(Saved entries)

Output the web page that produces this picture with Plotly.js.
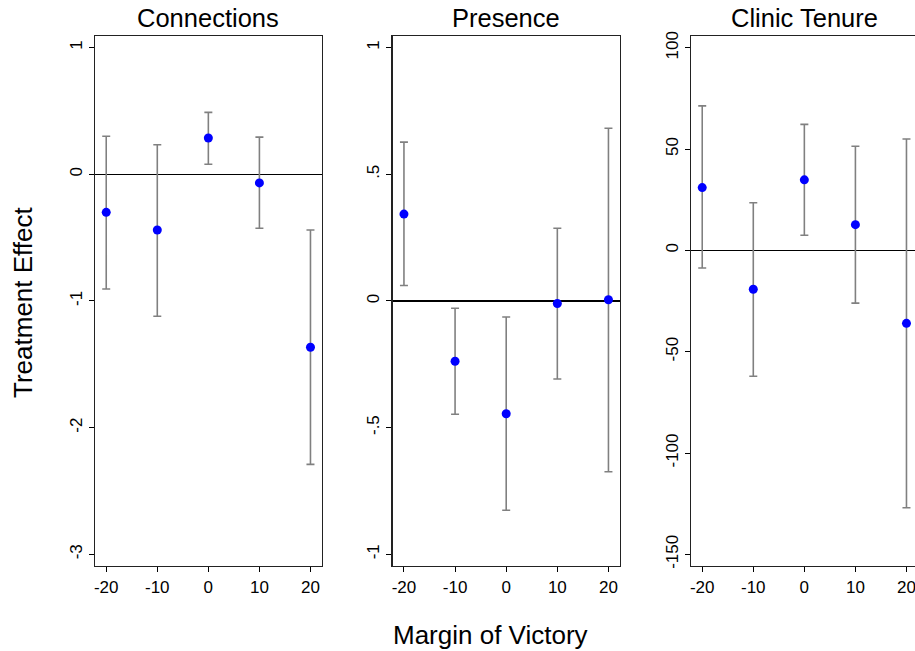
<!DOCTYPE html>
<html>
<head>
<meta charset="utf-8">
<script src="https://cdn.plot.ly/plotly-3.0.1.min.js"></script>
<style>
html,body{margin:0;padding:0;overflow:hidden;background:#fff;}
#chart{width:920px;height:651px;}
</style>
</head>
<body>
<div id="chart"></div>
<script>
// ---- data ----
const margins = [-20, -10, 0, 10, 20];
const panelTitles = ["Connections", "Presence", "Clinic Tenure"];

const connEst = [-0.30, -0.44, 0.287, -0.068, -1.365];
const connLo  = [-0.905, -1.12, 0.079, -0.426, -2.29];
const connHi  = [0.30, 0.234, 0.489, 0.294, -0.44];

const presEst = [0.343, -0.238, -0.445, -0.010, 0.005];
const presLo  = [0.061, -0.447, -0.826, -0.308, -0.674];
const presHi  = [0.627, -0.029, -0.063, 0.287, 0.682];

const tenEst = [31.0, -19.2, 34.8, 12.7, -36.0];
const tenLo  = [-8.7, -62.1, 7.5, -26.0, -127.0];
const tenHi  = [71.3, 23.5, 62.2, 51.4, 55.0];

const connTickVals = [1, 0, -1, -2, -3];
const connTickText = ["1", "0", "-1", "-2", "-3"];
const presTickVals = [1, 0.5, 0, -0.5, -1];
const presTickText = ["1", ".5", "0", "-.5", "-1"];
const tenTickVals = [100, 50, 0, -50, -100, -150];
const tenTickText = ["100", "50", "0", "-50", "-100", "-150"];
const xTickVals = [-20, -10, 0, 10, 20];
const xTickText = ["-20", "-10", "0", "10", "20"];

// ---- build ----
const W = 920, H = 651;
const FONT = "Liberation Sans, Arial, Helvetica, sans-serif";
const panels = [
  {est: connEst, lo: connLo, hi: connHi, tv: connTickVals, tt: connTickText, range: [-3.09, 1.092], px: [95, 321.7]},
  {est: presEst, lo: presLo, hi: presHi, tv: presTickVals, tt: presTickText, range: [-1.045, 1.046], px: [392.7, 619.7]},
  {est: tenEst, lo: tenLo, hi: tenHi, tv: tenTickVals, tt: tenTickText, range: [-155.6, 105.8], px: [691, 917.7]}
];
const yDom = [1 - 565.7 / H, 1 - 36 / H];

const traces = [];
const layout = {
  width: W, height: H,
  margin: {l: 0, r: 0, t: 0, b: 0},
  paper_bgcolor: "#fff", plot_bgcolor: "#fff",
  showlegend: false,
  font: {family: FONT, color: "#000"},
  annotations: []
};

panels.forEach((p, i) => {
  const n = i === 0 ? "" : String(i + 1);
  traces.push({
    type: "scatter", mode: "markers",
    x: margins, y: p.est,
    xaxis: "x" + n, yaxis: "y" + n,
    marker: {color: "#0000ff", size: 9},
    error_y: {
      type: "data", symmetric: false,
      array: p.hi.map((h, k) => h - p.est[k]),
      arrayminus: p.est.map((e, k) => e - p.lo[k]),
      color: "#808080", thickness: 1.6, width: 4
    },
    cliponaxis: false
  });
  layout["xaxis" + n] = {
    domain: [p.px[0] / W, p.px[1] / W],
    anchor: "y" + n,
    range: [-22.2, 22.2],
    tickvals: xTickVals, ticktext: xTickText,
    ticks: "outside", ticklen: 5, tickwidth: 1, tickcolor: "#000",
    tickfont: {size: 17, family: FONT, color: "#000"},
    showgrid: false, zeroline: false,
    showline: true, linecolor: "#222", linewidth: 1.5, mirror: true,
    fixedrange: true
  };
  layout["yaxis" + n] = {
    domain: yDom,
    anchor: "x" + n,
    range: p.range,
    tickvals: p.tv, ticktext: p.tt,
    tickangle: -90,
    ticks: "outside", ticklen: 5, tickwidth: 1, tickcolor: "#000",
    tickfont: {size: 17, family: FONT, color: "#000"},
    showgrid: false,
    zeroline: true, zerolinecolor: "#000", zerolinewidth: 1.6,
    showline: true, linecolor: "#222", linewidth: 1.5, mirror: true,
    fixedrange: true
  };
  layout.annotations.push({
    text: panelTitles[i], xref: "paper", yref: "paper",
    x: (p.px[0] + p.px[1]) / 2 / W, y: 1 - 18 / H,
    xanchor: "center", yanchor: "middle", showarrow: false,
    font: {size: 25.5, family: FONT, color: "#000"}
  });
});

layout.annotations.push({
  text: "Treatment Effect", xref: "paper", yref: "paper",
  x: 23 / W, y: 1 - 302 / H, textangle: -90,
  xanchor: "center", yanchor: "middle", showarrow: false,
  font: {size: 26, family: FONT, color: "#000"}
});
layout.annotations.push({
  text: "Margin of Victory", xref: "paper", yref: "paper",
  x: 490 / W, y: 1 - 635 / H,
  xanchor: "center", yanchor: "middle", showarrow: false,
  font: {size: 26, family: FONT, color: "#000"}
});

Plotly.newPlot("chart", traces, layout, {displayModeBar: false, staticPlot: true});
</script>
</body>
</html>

--

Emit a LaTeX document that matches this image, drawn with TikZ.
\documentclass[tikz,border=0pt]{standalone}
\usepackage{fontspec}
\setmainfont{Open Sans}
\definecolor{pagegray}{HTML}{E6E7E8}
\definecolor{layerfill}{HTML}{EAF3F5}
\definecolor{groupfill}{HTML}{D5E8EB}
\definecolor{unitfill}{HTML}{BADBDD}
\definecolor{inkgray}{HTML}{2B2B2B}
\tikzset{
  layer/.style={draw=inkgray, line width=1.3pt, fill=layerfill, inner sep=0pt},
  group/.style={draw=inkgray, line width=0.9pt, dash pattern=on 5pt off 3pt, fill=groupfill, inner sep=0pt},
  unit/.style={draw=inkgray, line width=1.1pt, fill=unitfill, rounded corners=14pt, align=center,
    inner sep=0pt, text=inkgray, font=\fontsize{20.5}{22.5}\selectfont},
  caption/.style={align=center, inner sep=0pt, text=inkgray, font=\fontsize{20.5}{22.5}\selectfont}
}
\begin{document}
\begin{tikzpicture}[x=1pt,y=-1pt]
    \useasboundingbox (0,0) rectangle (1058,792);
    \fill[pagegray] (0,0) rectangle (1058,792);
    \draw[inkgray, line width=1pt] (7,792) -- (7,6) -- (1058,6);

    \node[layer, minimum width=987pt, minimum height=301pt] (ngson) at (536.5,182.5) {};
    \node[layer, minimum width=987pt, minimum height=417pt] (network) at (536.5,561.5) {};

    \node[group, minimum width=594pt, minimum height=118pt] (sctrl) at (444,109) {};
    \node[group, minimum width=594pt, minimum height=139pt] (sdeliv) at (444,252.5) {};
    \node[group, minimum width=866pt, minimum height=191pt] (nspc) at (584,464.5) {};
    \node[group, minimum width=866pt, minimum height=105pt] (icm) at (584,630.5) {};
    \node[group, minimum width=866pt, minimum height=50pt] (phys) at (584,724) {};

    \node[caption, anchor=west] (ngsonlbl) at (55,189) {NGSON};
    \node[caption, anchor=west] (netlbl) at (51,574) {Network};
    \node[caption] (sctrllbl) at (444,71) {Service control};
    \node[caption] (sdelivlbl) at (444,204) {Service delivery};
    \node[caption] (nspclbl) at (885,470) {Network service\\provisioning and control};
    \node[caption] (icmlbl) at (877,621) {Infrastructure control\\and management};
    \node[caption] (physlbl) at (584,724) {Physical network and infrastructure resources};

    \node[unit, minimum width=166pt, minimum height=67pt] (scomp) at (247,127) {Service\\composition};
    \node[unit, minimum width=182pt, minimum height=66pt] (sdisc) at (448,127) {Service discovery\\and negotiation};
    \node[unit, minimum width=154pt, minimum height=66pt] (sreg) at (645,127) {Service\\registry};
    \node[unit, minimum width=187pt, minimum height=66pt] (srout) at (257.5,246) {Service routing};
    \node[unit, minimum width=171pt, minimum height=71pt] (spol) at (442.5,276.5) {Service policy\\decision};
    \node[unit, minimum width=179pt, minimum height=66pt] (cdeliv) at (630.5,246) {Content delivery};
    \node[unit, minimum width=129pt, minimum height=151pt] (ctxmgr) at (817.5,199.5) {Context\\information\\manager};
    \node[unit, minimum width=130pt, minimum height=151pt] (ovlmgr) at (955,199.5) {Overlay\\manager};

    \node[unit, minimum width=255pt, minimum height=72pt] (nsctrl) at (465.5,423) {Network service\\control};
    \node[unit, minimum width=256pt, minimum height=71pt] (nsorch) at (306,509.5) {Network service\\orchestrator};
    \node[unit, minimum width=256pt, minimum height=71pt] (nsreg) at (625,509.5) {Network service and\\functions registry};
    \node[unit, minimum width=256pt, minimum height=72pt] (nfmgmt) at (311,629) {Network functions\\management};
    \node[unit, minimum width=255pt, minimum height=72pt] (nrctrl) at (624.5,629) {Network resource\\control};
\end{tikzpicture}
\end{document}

■ **The problem**:
Extract, word for word, the line containing "Emit a LaTeX", the line containing "width=987pt, minimum height=417pt]", and every line between them.

■ **Expected output**:
Emit a LaTeX document that matches this image, drawn with TikZ.
\documentclass[tikz,border=0pt]{standalone}
\usepackage{fontspec}
\setmainfont{Open Sans}
\definecolor{pagegray}{HTML}{E6E7E8}
\definecolor{layerfill}{HTML}{EAF3F5}
\definecolor{groupfill}{HTML}{D5E8EB}
\definecolor{unitfill}{HTML}{BADBDD}
\definecolor{inkgray}{HTML}{2B2B2B}
\tikzset{
  layer/.style={draw=inkgray, line width=1.3pt, fill=layerfill, inner sep=0pt},
  group/.style={draw=inkgray, line width=0.9pt, dash pattern=on 5pt off 3pt, fill=groupfill, inner sep=0pt},
  unit/.style={draw=inkgray, line width=1.1pt, fill=unitfill, rounded corners=14pt, align=center,
    inner sep=0pt, text=inkgray, font=\fontsize{20.5}{22.5}\selectfont},
  caption/.style={align=center, inner sep=0pt, text=inkgray, font=\fontsize{20.5}{22.5}\selectfont}
}
\begin{document}
\begin{tikzpicture}[x=1pt,y=-1pt]
    \useasboundingbox (0,0) rectangle (1058,792);
    \fill[pagegray] (0,0) rectangle (1058,792);
    \draw[inkgray, line width=1pt] (7,792) -- (7,6) -- (1058,6);

    \node[layer, minimum width=987pt, minimum height=301pt] (ngson) at (536.5,182.5) {};
    \node[layer, minimum width=987pt, minimum height=417pt] (network) at (536.5,561.5) {};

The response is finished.